Starring: Denzel Washington, Chris Pine, Rosario Dawson
Directed by: Tony Scott
20th Century Fox
Rookie train conductor Will Colson (Pine) punches in on his first day at work, and immediately earns the ire of the older workers who fear that they will be displaced by Colson and those like him. As such, veteran engineer Frank Barnes (Washington), Colson’s new partner, appears not to take too well to him. Barnes is affable but perhaps a bit salty, and the two men struggle a little to work as a team.
In the meantime, two hostlers at Fuller Yard hastily attempt to move a train out of the way to make way for an excursion train filled with schoolchildren. In their hurry, they do not connect the air brakes and the train leaves the yard for the main line unmanned. Train yardmaster Connie Hooper (Dawson) sends the hostlers after the train to stop it.
However, the runaway train begins to go under power, and hurtles full speed ahead. This, combined with its potentially hazardous cargo of molten phenol, threaten to wreak havoc if the train reaches the more populated towns that lie right ahead of the farmlands along the line.
Connie’s boss, Vice-President of the AWVR railway line Oscar Galvin (Kevin Dunn) seems more concerned about the potential financial losses that could be incurred for the company, and authorizes a poorly-planned attempt to stop #777 with a lashup of two locomotives travelling ahead, while another employee attempts to board the train and enter the train cockpit, descending from a helicopter.
The attempt goes awry, and the train continues on unfazed.

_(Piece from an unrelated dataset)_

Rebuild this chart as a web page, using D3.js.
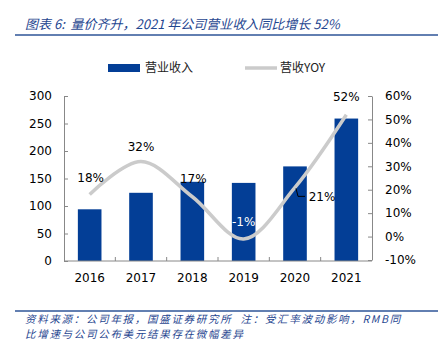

Barnes realises that he and Colson could have a chance-the only chance left-at stopping the train, and hatches an ambitious and dangerous plan. The rookie and the veteran have to pool their collective wits and skill in order to stop the hurtling steel beast-while Connie and their loved ones look on in anguish as the story is covered on the news.
Chasing after a runaway train for two hours may not seem like the best way to spend a night at the cineplex, and it probably isn’t. Unstoppable could be best described as a prolonged Discovery Channel documentary-style re-enactment, except with a much bigger budget and A-list stars. The film feels real and gritty, with the film tinted a slight greyish hue and the camera giving us a look at the uncompromisingly unglamorous Pennsylvania suburbs and industrial districts.
While there are no big surprises to be had, a sizeable part of the movie’s appeal is how relatable the characters feel, even when flung into slightly larger-than-life scenarios. It’s a film where the heroes are blue-collar workers, not Hollywood movie stars. And it is certainly better than Tony Scott’s previous train-related film starring Denzel Washington, the mediocre remake The Taking of Pelham 1 2 3.
Here, instead of being a dispatcher stuck in an office, Washington, along with Chris Pine, is at the controls. Denzel Washington has perhaps moved a little past his action hero days, and as an ordinary man who has been driving trains for 28 years, he is quite believable. It’s harder for Pine to shake off his screen idol looks though, but he tries his best. Both have good chemistry and forge a credible mentor-rookie relationship that is neither overly hostile nor buddy-buddy.
Rosario Dawson is very good as the yardmaster with a potential disaster on her hands. She makes for an excellent career woman under pressure, remaining level-headed, responsible and in charge in the face of a life-or-death situation. Even though her character is stuck in the confines of the dispatch room, she makes do. Kevin Dunn is also alright as the stock corporate greaseball type who watches from his swanky office in suit and tie as the drama unfolds, and doesn’t seem to help.
The film also contains aspects of a good old-fashioned action thriller: the intensity feels heightened yet real and the action set-pieces are staged with fine pacing and carry much weight. When the #777 bashes through the obstacles in its path, you can truly feel the heft of that machine barrelling towards the screen.
I like seeing helicopters in action onscreen, and there are several here, including news helicopters. News footage is spliced in as the events unfold, so not only do we get a riveting first-hand view of the drama, we also see it as someone watching on TV at home might. This is surprisingly effective.
The screenplay is also relatively tight. Nobody says more than they might in real life, and there are few superfluous lines of dialogue, as well as an appropriate smattering of brief humour. From a technical aspect, I readily bought into the film’s portrayal of the workings of locomotive transport, and at the same time, there isn’t so much techno-babble as to lose the audience entirely.
Unstoppable succeeds mainly because it stays grounded, wheels-to-the-tracks, and puts across an exciting yet credible adventure, with a good sprinkling of emotion. That, supplemented by the judicious use of explosions.